Washington, DC — US Senator Cory Booker (D-NJ) has been appointed to the Senate Committee on Agriculture, Nutrition, and Forestry, one of the oldest Senate committees whose jurisdiction focuses on agriculture, nutrition, food, and hunger.

In addition to Booker, Sen. Raphael Warnock (D-GA) was also appointed to the committee, marking the first time in history two African-Americans will serve simultaneously on the panel. The pair are only the second and third African-Americans to ever serve on the Senate Agriculture Committee in its history.

“Everyone eats, and with agriculture and food policy at the center of its work, the Senate Ag Committee touches everyone’s lives — from the Central Ward of Newark to the middle of the Corn Belt,” said Sen. Booker.

“Our food system is deeply broken. Family farmers are struggling and their farms are disappearing, while big agriculture conglomerates get bigger and enjoy greater profits. Meanwhile, healthy, fresh food is hard to find and even harder to afford in rural and urban communities alike. In the richest country on the planet, over 35 million Americans from every walk of life are food insecure.

“I can’t wait to get to work on this committee building diverse coalitions of stakeholders to begin addressing these urgent issues and making change for the people of this country, of New Jersey, and my neighborhood in Newark.”

In addition to joining the Agriculture Committee, Booker will continue serving on the Senate Judiciary, Foreign Relations, and Small Business committees in 117th Congress.

As Mayor of Newark, Booker witnessed first-hand how our broken food system harmed local residents, as large sections of Newark were essentially “food deserts,” where communities had no access to healthy foods. He was instrumental in helping to bring several supermarkets to the area that helped increase access for Newarkers to healthy foods. He also spearheaded the creation of community gardens and urban farms.

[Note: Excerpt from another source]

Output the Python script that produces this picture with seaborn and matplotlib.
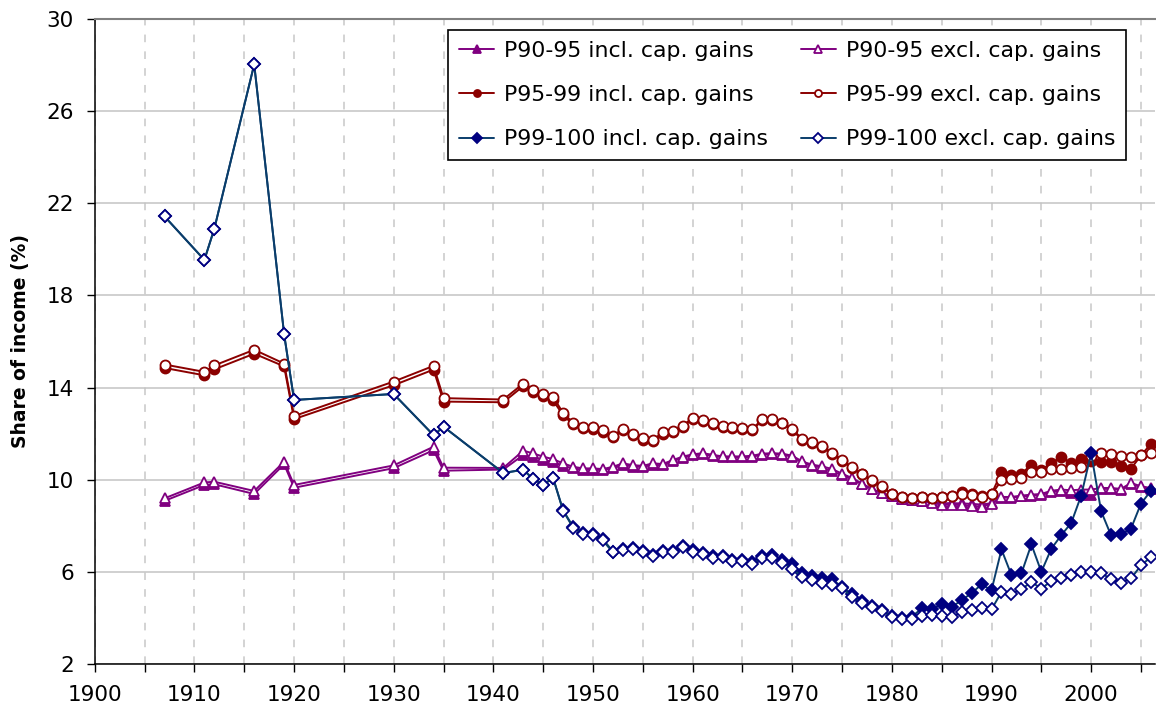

Throughout his time in the Senate, Senator Booker has been an advocate for agriculture and nutrition reform. Most recently, he introduced the Justice for Black Farmers Act to enact policies to end discrimination within the USDA, protect remaining Black farmers from losing their land, provide land grants to create a new generation of Black farmers and restore the land base that has been lost, and implement systemic reforms to help family farmers across the United States.

In 2018 and 2019, Booker introduced the Food and Agribusiness Merger Moratorium and Antitrust Review Act to put an indefinite halt on large agribusiness, food and beverage manufacturing, and grocery retail mergers and acquisitions. Booker also introduced the Farm System Reform Act which would, among other things, strengthen the Packers & Stockyards Act to crack down on the monopolistic practices of multi-national meatpackers and corporate integrators, place a moratorium on large industrial animal operations, sometimes referred to as concentrated animal feeding operations (CAFOs), and restore mandatory country-of-origin labeling requirements.

Booker is also the author of the Climate Stewardship Act which would support stewardship practices on more than 100 million acres of farmland by investing tens of billions of dollars through existing voluntary USDA conservation programs to empower family farmers and ranchers to be part of the solution to climate change.

In response to rising food insecurity and supply chain disruptions witnessed during the coronavirus pandemic and stemming from our hyper-consolidated food system, Booker introduced the Local Food Assistance and Resilient Markets (FARM) Act to expand food assistance to vulnerable Americans and increases support for the local and regional food systems that have proven most resilient during the COVID-19 crisis. Booker also introduced the Safe Line Speeds in COVID-19 Act to protect worker, consumer, and animal safety by suspending all current and future USDA waivers and regulations that allow companies to increase production line speeds at meatpacking plants during the COVID-19 pandemic.

Additionally, Booker introduced the  Food and Nutrition Education in Schools Act with Senator John Cornyn (R-TX) to allocate federal funding for projects that educate students while connecting them to healthy food practices, with a priority given to schools in neighborhoods with high rates of childhood diet-related illnesses and those in which 40 percent of students qualify for free or reduced-priced meals.

Booker introduced the Commodity Checkoff Program Improvement Act with Senator Mike Lee (R-UT) to reform commodity checkoff programs. These programs have received criticism for a lack of transparency, apparent conflicts of interest, misuse of funding, and anticompetitive behavior, all of which harms the family farmers and ranchers who are forced to pay into these programs. Booker and Lee have introduced the bill each session of Congress since 2016.

Booker and Lee also introduced Environmental Quality Incentive Program (EQIP) Improvement Act to reform the EQIP program, which provides farmers and ranchers with federal cost-share grants to implement environmentally-beneficial conservation practices on working agricultural lands, in order to better prioritize taxpayer dollars to support the most effective farm conservation practices.